Я уже собрался перейти улицу, когда увидел, что Александров сам идет навстречу.

— Вы не против, если мы заглянем в какой-нибудь ресторанчик? — спросил я.

Официант предложил хорошее место. В углу, но вместе с тем и у окна. Там, за стеклом, люди шли сгорбившись и подняв воротники. В зале же тепло и тихо. Ничто не мешало нашей беседе.

Прежде чем начать говорить, Александров пригубил вина.

— Вы просили рассказать о моем детстве. Но ведь детство не одинаково. Есть в нем пора, когда весь мир как сказка. Когда ребенок ждет чудес. Но и детство знает свою зрелость. Для меня невинная пора закончилась в 1914 году, с началом Первой мировой войны. Мне исполнилось только восемь лет. Жили мы в Гатчине. Городок небольшой. Всего в сорока пяти верстах от столицы. Считай, пригород. Случись что в Петрограде, мы тут же знаем. Без всякого телеграфа.

Так вот о войне. Мы, дети, воспринимали ее как праздник.

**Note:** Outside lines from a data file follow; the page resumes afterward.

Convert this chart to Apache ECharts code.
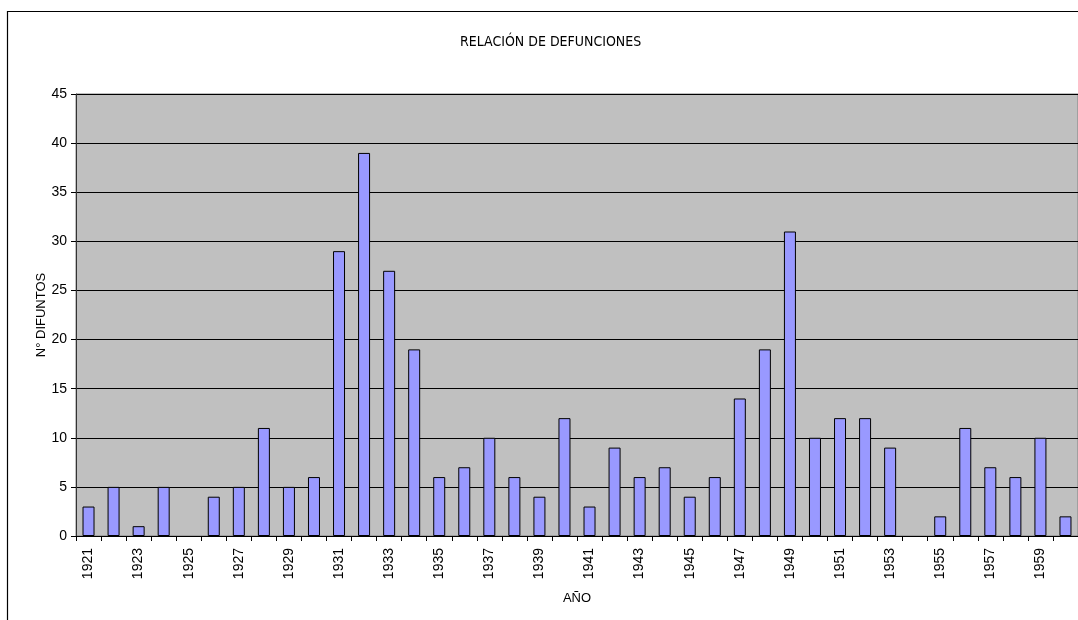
<!DOCTYPE html>
<html>
<head>
<meta charset="utf-8">
<script src="https://cdn.jsdelivr.net/npm/echarts@6/dist/echarts.min.js"></script>
<style>html,body{margin:0;padding:0;background:#fff;}#c{width:1078px;height:620px;}</style>
</head>
<body>
<div id="c"></div>
<script>
const years = ['1921','1922','1923','1924','1925','1926','1927','1928','1929','1930',
  '1931','1932','1933','1934','1935','1936','1937','1938','1939','1940',
  '1941','1942','1943','1944','1945','1946','1947','1948','1949','1950',
  '1951','1952','1953','1954','1955','1956','1957','1958','1959','1960'];
const deaths = [3,5,1,5,0,4,5,11,5,6,
  29,39,27,19,6,7,10,6,4,12,
  3,9,6,7,4,6,14,19,31,10,
  12,12,9,0,2,11,7,6,10,2];
const titleText = 'RELACIÓN DE DEFUNCIONES';
const xName = 'AÑO';
const yName = 'N° DIFUNTOS';

const font = "'Liberation Sans', Arial, sans-serif";
const narrow = "'Liberation Sans Narrow', 'DejaVu Sans Condensed', 'Liberation Sans', sans-serif";
const chart = echarts.init(document.getElementById('c'));
chart.setOption({
  animation: false,
  backgroundColor: '#ffffff',
  title: {
    text: titleText, left: 455, top: 30,
    textStyle: {fontFamily: narrow, fontSize: 14, fontWeight: 'normal', color: '#000'}
  },
  graphic: [{
    type: 'rect', silent: true, z: 100,
    shape: {x: 7.5, y: 11.5, width: 1200, height: 800},
    style: {fill: 'none', stroke: '#000', lineWidth: 1.2}
  }],
  grid: {left: 76, right: -2, top: 94, bottom: 84, show: true, backgroundColor: '#C0C0C0', borderColor: '#808080', borderWidth: 1},
  xAxis: {
    type: 'category', data: years,
    name: xName, nameLocation: 'middle', nameGap: 56, nameMoveOverlap: false,
    nameTextStyle: {fontFamily: font, fontSize: 13, color: '#000'},
    axisLine: {lineStyle: {color: '#000', width: 1}},
    axisTick: {show: true, interval: 0, length: 5, lineStyle: {color: '#000'}},
    axisLabel: {interval: 1, rotate: 90, fontFamily: font, fontSize: 14, color: '#000', margin: 12},
    splitLine: {show: false}
  },
  yAxis: {
    type: 'value', min: 0, max: 45, interval: 5,
    name: yName, nameLocation: 'middle', nameGap: 28, nameMoveOverlap: false,
    nameTextStyle: {fontFamily: font, fontSize: 13, color: '#000'},
    axisLine: {show: true, lineStyle: {color: '#333', width: 1}},
    axisTick: {show: true, length: 5, lineStyle: {color: '#000'}},
    axisLabel: {fontFamily: font, fontSize: 14, color: '#000', margin: 9},
    splitLine: {show: true, lineStyle: {color: '#000', width: 1}}
  },
  series: [{
    type: 'bar', barWidth: 12,
    data: deaths.map(v => v === 0 ? {value: v, itemStyle: {borderWidth: 0}} : v),
    itemStyle: {color: '#9999FF', borderColor: '#000', borderWidth: 1}
  }]
});
</script>
</body>
</html>
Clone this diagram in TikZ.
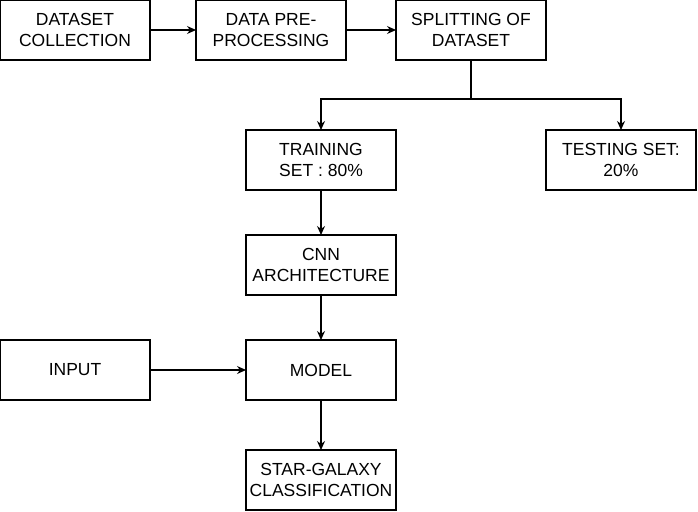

Прекрасный августовский день. Бравурная музыка духового оркестра. На фронт провожают два императорских гвардейских полка. Яркая, красивая форма. В руках у женщин цветы. На лицах ни единой слезинки. Наоборот, улыбки и поцелуи. Всеобщее ликование. Парад, да и только. Что же говорить о нас, мальчишках! Домой я прибежал вприпрыжку. Как вдруг слышу плач матери. Оказалось, Шуру, брата моего, не дав доучиться в медицинском училище, тоже посылают на войну.

Попал Шура на миноносец. Часто присылал письма, красочно описывал сражения на Балтике. Это вселяло страх в сердце матери. Ее тревога, постоянное ожидание дурных вестей невольно передавались и мне. Ночью снились страшные сны. Я вскакивал и бежал к родителям в спальню.

Начался наплыв беженцев. Целыми семьями. Из-под Варшавы и Лодзи. С подробными рассказами о зверствах. То, что я слышал, никак не вязалось с лубочными картинками и плакатами о русских победах. На плакатах изображался лихой казак Крючков, ловко сажающий по два-три немца на пику.

Брата моего перевели с флотской службы в кавалерию. Шура приехал на короткую побывку домой. Приехал не только с рассказами, но и трофеями — касками немецких кирасир и уланов. Он уверял, что каски эти сняты с отрубленных голов.

Наши мальчишеские разговоры, как на улице, так и в школе, были тоже на военные темы. Мы пересказывали письма, полученные с фронта. Такими же были и игры. С деревянными саблями и винтовками наперевес мы сражались с утра до вечера. Зимой строили изо льда и снега крепости. Домой возвращались с синяками и шишками.

Детские впечатления той поры можно сравнить с калейдоскопом. Пестрота и неожиданность. Одно событие перекрывало собой другое. Новости сыпались как из рога изобилия. Отец часто бывал в Петрограде. Однажды, приехав домой, сказал прямо с порога:

— Царя смахнули с трона!

С этого дня вся жизнь еще больше переместилась на улицу. Улица стала театром под открытым небом, который не требовал ни костюмов, ни декораций. И комедия, и героическая драма… Но чаще — трагедия. Старый мир рушился. И это было неотвратимо. Старый корабль тонул, погружался в пучину. Тысячи людей метались на его палубе, ища спасения.